At the Donmar, director Maria Aberg has selected 22 scenes which are played by a top-notch all-female intergenerational cast on a design by Rosie Elnile of raised platforms and nooks. With a kitchen at its centre it is as if cocking a snook at that silly and lazy old idea that when women explore their lives and relationships on stage the result must be purely domestic and tell us nothing wider about society and the public realm.
Photos by Helen Maybanks
[Blank] is very definitely about the way we live now and how the personal and the political are deeply entwined. There is one scene which consists only of a small child taking a mallet to a table, which in the context of the scene it follows—a smug, drug-toking dinner party of liberal professionals who, snug in their own echo chamber, pride themselves on their friendship and achievements without questioning their privilege or making real change—feels like a deeply radical statement about the need to destroy the ingrained structures that keep things the same. The same people on top.

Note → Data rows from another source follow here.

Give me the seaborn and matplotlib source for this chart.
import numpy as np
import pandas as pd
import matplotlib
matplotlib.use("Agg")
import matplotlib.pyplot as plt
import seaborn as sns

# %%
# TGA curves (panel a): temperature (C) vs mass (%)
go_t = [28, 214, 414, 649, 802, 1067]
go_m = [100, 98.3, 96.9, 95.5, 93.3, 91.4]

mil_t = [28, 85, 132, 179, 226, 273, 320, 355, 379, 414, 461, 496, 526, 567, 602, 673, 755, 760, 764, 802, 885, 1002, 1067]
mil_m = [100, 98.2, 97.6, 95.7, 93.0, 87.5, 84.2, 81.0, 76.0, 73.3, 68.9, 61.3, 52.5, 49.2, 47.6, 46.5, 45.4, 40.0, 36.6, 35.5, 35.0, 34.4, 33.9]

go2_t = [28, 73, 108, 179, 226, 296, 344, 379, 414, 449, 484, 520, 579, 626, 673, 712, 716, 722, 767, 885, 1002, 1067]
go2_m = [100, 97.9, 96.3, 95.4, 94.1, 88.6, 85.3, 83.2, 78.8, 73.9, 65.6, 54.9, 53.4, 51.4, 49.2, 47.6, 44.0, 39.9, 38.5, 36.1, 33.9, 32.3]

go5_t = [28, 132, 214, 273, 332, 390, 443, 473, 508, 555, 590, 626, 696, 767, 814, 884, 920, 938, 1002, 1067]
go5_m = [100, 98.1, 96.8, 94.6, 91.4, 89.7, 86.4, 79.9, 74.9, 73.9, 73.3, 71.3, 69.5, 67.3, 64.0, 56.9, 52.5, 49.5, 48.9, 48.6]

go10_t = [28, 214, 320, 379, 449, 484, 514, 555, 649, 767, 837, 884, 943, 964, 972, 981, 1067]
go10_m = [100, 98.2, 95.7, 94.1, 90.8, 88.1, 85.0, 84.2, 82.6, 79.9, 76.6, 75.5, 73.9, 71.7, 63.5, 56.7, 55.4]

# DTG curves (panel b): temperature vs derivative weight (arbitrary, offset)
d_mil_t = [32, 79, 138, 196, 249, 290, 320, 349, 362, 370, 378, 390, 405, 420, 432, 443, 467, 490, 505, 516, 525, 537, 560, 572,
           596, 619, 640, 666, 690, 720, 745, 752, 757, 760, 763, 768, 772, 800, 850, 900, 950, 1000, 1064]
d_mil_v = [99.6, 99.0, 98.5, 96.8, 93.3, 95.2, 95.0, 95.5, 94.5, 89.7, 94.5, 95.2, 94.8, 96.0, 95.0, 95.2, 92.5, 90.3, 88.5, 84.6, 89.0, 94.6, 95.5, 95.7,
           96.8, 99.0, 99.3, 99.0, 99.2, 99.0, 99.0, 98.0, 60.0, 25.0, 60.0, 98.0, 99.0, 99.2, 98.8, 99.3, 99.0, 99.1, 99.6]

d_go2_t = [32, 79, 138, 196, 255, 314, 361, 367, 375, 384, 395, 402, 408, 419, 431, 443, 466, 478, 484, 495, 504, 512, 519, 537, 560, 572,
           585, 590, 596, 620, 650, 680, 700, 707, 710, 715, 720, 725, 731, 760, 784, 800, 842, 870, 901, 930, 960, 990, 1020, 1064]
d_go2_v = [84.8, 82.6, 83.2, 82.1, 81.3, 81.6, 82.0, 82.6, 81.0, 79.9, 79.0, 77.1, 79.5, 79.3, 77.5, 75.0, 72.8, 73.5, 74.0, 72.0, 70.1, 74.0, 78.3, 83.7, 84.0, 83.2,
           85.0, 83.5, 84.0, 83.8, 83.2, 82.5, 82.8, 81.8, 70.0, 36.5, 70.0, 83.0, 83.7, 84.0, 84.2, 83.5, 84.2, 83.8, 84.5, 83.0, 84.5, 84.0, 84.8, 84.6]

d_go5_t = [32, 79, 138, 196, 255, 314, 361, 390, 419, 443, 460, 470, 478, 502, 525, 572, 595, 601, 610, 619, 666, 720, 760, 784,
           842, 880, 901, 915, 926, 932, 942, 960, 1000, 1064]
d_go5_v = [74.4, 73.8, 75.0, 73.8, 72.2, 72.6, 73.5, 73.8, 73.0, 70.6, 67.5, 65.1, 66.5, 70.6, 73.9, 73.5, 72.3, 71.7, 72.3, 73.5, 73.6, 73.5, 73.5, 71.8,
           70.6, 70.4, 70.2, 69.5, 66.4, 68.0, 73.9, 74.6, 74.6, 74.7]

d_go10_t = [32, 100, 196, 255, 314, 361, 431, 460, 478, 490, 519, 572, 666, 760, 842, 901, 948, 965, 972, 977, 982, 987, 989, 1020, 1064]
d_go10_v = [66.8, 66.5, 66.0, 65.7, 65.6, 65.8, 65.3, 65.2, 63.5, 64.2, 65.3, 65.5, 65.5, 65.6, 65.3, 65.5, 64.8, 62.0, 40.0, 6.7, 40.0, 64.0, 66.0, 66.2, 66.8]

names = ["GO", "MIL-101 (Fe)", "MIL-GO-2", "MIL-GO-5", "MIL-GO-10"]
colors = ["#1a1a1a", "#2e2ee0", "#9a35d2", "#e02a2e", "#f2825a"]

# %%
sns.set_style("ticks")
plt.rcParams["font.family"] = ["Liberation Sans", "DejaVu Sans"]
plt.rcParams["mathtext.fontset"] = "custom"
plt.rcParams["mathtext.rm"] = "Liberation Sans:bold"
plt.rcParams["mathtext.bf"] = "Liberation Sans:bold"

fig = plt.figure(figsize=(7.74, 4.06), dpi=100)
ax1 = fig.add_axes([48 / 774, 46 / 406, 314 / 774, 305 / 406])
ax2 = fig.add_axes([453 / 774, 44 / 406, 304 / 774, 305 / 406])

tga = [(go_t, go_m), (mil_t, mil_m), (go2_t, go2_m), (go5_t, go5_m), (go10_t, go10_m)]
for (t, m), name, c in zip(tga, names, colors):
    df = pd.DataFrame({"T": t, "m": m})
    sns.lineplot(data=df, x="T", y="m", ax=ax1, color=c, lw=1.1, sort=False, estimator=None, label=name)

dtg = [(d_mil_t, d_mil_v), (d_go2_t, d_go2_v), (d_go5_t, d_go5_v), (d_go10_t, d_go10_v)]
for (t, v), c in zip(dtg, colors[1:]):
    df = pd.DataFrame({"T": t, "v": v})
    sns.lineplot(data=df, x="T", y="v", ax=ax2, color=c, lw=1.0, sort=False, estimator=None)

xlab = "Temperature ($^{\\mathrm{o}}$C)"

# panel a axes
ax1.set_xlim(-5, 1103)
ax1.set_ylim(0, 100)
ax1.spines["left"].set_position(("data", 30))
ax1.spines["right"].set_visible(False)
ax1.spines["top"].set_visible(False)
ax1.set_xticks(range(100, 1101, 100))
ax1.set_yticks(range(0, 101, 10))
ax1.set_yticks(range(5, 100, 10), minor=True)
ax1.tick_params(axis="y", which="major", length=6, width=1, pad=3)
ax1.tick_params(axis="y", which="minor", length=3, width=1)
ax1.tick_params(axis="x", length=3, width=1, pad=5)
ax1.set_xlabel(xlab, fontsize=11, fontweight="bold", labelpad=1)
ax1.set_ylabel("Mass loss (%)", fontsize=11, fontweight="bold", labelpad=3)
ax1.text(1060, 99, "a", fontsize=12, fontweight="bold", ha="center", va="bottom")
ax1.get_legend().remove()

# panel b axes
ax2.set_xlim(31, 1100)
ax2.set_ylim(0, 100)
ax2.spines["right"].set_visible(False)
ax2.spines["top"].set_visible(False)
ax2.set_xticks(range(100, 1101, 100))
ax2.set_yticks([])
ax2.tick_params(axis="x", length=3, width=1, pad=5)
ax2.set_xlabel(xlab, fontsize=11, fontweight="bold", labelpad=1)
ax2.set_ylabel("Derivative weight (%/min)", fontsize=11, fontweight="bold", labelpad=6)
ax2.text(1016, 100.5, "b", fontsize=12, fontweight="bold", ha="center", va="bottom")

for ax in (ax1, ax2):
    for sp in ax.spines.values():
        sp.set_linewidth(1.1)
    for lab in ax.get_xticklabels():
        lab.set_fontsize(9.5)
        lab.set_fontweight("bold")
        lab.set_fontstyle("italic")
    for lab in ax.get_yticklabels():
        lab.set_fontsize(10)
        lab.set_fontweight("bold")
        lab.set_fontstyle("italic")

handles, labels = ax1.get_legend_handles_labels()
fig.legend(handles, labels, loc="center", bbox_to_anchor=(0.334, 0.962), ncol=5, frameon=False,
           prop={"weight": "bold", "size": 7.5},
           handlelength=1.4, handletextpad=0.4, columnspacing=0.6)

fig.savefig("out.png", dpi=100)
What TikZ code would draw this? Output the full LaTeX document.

[Blank] might be read as both a manifesto for change and yet also a document of how hard it is to make change. Damage is passed from one generation to the next. A pregnant woman in prison is offered a coveted place in a mother and baby unit but worries what her other children will think, the ones who never felt chosen. The pregnant woman who confronts her mother about the childhood that was never OK might be the grown-up daughter of that first mother.
Or maybe not. The brilliance of this patchwork evening both in the writing and in Alberg’s liquid production is the way each play melts and frays into the next, and how one scene near the beginning is suddenly illuminated or your perspective shifted by something you see later.
It is like looking at ping pong balls bouncing around in a mirrored room. The result is a richly textured portrait of female experience, mother and daughter relationships, friendship and the daily pressures faced by women struggling against the odds–very definitely against austerity and cuts–to survive and raise their children.
A child watches a desperate exhausted mother try and get a baby to sleep, mothers turn their faces against their daughters, bad choices are made, impossible choices are stared down, responsibilities shirked, chaos reigns. But this is also a play about love, the yearning to love and be loved, to hold and be held. Trying to do your best in a world that too often puts women in the path of men’s violence and the dehumanising nature of a state that offers punishment not pity and fails to understand that when people feel supported rather than judged, and when capabilities are fostered and relationships strengthened, change is possible.
[Blank] is playing at the Donmar Warehouse until Sat 30 Nov.